The runtime-extension-controller-manager logs contain the following denial from the admission webhook: 2026-01-09T06:01:30 handler.go:129] "error during patch generation" err="unable to patch cluster with resolved KR data: admission webhook \"capi.validating.tanzukubernetescluster.run.tanzu.vmware.com\" denied the request: spec.topology.workers.machineDeployments[0].variables.volumes[0].storageClass: Invalid value: \"<StorageClass Name>\": StorageClass \"<StorageClass Name>\" uses \"Immediate\" binding mode; WaitForFirstConsumer (latebinding suffix) binding mode is required in multi-zone environment if no failureDomain is specified for MachineDeployment \"<Node Pool Name>\" at path spec.topology.workers.machineDeployments[0]"

Environment

  • VMware Cloud Foundation 9.1

  • VMware vSphere Kubernetes Service (VKS) 3.6

  • Supervisor configured with Multi-Zone support

Cause

Starting with VKS 3.6, enhanced validation is enforced via the Runtime Extension during cluster updates/upgrades. In a Multi-Zone setup, StorageClasses must use WaitForFirstConsumer (WFFC) binding mode to ensure volumes are provisioned in the correct availability zone. If a cluster was originally created in a Single-Zone environment using "Immediate" binding and subsequently moved to a Multi-Zone environment, the upgrade-triggered patch will fail this validation.

Resolution

To resolve this issue, the Cluster specification must be updated to meet Multi-Zone requirements. Note that these changes will trigger a rolling update of the node pools.

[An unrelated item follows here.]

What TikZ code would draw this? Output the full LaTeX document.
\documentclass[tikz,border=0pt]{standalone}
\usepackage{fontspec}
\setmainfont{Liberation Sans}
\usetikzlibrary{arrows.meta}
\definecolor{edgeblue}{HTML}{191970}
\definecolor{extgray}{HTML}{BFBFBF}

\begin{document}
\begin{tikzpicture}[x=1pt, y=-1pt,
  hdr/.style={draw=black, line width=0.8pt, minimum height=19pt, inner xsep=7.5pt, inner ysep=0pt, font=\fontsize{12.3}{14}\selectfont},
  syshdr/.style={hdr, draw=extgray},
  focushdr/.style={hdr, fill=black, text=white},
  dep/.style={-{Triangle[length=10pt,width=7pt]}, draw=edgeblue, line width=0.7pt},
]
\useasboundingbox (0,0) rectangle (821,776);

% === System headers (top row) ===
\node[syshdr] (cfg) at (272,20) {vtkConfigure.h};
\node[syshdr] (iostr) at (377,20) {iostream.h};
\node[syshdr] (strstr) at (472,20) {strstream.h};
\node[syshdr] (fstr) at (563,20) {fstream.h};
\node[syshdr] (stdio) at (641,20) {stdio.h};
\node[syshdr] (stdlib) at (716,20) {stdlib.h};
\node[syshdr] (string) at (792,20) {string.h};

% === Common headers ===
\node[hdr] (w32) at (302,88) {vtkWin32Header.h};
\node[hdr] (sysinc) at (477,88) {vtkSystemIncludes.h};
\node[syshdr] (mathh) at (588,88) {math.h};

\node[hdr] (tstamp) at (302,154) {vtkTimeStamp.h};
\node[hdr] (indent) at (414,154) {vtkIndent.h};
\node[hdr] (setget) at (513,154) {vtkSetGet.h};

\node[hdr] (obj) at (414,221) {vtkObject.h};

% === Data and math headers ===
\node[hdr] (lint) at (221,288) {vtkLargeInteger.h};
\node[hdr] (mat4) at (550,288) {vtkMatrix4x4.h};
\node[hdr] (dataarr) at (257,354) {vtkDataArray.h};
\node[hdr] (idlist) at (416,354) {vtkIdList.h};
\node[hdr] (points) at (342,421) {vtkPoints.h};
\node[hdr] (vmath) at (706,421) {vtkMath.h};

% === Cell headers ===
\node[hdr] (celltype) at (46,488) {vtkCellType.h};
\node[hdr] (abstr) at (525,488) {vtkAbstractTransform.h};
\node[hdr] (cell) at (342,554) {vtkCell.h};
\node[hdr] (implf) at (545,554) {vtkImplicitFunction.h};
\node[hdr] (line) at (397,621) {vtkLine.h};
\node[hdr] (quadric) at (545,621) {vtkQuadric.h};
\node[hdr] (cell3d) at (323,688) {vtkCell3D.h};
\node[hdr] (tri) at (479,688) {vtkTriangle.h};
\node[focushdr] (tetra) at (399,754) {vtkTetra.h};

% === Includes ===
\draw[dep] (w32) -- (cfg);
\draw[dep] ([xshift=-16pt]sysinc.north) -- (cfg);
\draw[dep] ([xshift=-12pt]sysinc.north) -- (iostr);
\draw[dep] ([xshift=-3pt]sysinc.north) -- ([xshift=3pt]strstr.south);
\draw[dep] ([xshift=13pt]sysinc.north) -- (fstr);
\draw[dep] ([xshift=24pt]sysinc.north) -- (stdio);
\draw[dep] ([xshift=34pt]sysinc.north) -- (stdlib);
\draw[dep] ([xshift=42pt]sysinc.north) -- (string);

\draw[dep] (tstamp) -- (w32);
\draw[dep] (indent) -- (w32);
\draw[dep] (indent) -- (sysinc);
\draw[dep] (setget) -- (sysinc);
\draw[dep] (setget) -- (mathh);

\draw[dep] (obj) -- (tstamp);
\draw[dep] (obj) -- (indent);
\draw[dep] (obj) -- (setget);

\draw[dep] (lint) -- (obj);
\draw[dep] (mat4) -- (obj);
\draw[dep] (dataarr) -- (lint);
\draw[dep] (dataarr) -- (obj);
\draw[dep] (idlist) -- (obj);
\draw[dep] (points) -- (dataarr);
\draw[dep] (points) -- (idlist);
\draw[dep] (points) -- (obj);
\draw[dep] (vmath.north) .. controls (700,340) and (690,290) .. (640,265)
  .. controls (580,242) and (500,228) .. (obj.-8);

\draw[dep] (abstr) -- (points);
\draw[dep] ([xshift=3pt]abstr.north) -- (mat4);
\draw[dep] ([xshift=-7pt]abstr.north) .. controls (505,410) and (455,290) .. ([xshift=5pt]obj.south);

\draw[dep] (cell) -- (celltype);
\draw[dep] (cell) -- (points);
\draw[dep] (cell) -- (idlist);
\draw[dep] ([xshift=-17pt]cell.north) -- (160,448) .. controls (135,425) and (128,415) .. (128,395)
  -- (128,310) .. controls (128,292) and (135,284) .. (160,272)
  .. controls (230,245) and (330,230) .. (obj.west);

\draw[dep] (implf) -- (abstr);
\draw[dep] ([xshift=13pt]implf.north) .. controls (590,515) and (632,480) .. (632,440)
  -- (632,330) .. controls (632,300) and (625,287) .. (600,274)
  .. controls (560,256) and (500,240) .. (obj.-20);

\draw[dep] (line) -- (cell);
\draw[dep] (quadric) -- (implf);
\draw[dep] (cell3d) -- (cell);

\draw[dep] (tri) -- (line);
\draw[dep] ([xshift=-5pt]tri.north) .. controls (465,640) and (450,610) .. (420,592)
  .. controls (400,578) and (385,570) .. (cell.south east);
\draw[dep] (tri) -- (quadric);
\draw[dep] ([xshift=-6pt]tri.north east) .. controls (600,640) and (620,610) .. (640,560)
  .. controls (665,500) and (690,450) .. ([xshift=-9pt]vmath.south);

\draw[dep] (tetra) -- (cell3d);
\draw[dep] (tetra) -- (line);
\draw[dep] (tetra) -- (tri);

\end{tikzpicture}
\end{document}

  1. Identify affected clusters: Check for clusters with TopologyReconciled: False following the VKS 3.6 upgrade.

  2. Modify Cluster Specification:

    • Option 1 (Recommended): Update the storageClass for the affected Node Pools to use a version with the -latebinding suffix (which uses WaitForFirstConsumer binding).

    • Option 2: Explicitly define a failureDomain within the machineDeployments section of the Cluster spec for each node pool.

  3. Apply Changes: Save the updated Cluster configuration. The Runtime Extension will successfully generate patches, and the cluster will proceed with a rolling update to reconcile the new topology.

Additional Information

This validation is intended to prevent persistent volume binding failures that occur when an "Immediate" volume is provisioned in a zone that does not match the node where the pod is eventually scheduled.